#### What is expected
Copy exactly the lines that run from the top of the listing to the line containing "ax.set_axisbelow(True)", both ends included, and omit the pictures.

-- start Records for processing --

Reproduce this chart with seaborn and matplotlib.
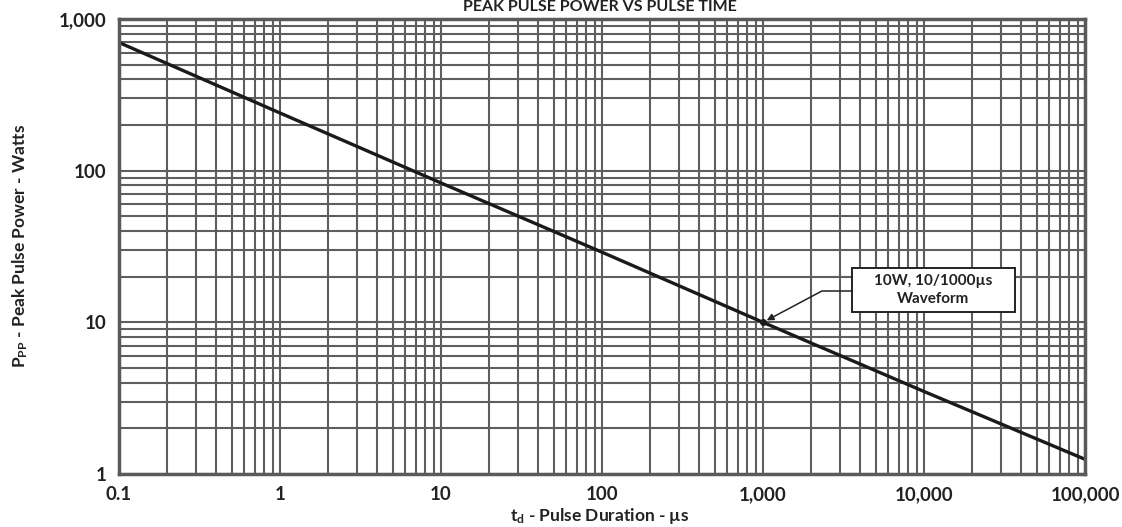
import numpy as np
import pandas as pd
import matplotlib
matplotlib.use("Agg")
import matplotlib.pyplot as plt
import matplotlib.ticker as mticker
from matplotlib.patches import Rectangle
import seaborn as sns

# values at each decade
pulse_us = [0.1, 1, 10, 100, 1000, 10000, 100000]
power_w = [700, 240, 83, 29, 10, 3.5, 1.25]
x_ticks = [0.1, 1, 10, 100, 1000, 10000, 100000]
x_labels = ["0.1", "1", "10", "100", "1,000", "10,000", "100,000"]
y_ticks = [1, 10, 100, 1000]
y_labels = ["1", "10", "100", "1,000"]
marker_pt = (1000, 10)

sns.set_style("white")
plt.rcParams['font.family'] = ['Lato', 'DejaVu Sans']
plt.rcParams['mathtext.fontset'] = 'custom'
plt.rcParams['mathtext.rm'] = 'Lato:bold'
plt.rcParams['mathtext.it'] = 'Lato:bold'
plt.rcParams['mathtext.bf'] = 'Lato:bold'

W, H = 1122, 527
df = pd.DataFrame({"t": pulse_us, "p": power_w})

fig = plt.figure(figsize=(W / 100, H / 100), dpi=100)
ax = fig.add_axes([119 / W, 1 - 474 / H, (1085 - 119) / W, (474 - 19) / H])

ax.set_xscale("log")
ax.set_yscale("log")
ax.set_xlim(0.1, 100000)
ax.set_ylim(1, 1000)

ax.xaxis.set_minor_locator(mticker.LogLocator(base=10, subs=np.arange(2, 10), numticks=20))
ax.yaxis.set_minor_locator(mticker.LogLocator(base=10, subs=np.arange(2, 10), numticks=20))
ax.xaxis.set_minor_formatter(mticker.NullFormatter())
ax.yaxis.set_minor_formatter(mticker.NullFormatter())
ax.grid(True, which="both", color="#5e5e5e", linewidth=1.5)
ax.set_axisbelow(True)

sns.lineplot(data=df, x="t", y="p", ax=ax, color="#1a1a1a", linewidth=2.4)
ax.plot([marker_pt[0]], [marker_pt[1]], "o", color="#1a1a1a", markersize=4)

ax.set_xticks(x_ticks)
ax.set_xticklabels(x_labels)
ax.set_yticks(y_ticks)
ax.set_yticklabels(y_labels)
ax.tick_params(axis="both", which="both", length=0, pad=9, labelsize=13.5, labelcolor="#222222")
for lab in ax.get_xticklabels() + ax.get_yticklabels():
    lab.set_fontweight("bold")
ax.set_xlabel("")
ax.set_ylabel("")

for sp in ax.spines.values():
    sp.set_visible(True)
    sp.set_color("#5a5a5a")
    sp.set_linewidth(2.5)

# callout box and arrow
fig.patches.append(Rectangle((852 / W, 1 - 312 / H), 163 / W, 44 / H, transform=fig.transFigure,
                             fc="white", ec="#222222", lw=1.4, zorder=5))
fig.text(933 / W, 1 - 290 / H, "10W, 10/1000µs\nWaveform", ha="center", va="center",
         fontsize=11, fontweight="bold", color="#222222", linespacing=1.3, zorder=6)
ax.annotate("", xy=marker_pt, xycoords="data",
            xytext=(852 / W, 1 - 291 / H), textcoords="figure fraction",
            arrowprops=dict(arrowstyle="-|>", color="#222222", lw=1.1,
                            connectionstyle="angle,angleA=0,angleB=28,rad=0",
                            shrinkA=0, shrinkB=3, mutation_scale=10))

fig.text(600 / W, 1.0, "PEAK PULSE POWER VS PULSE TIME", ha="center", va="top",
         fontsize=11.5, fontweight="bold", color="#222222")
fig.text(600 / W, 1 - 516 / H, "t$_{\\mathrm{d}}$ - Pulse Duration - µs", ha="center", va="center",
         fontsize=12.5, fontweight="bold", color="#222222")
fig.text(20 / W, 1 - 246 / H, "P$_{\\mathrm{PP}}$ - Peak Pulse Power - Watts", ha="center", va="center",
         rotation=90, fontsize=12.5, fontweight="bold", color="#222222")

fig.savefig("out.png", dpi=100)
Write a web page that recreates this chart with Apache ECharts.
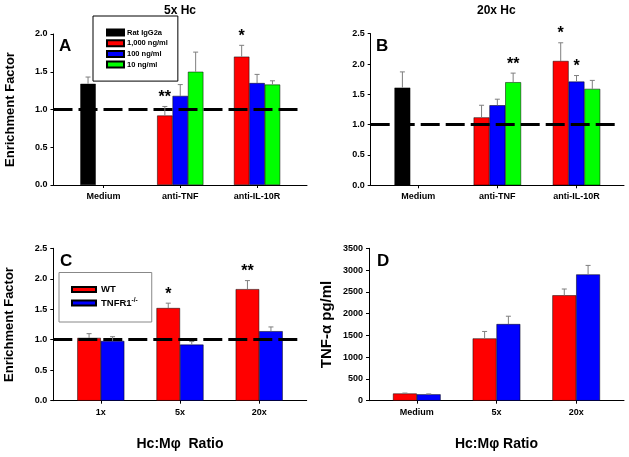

-- end Records for processing --

#### Response to this task
Reproduce this chart with seaborn and matplotlib.
import numpy as np
import pandas as pd
import matplotlib
matplotlib.use("Agg")
import matplotlib.pyplot as plt
import matplotlib.ticker as mticker
from matplotlib.patches import Rectangle
import seaborn as sns

# values at each decade
pulse_us = [0.1, 1, 10, 100, 1000, 10000, 100000]
power_w = [700, 240, 83, 29, 10, 3.5, 1.25]
x_ticks = [0.1, 1, 10, 100, 1000, 10000, 100000]
x_labels = ["0.1", "1", "10", "100", "1,000", "10,000", "100,000"]
y_ticks = [1, 10, 100, 1000]
y_labels = ["1", "10", "100", "1,000"]
marker_pt = (1000, 10)

sns.set_style("white")
plt.rcParams['font.family'] = ['Lato', 'DejaVu Sans']
plt.rcParams['mathtext.fontset'] = 'custom'
plt.rcParams['mathtext.rm'] = 'Lato:bold'
plt.rcParams['mathtext.it'] = 'Lato:bold'
plt.rcParams['mathtext.bf'] = 'Lato:bold'

W, H = 1122, 527
df = pd.DataFrame({"t": pulse_us, "p": power_w})

fig = plt.figure(figsize=(W / 100, H / 100), dpi=100)
ax = fig.add_axes([119 / W, 1 - 474 / H, (1085 - 119) / W, (474 - 19) / H])

ax.set_xscale("log")
ax.set_yscale("log")
ax.set_xlim(0.1, 100000)
ax.set_ylim(1, 1000)

ax.xaxis.set_minor_locator(mticker.LogLocator(base=10, subs=np.arange(2, 10), numticks=20))
ax.yaxis.set_minor_locator(mticker.LogLocator(base=10, subs=np.arange(2, 10), numticks=20))
ax.xaxis.set_minor_formatter(mticker.NullFormatter())
ax.yaxis.set_minor_formatter(mticker.NullFormatter())
ax.grid(True, which="both", color="#5e5e5e", linewidth=1.5)
ax.set_axisbelow(True)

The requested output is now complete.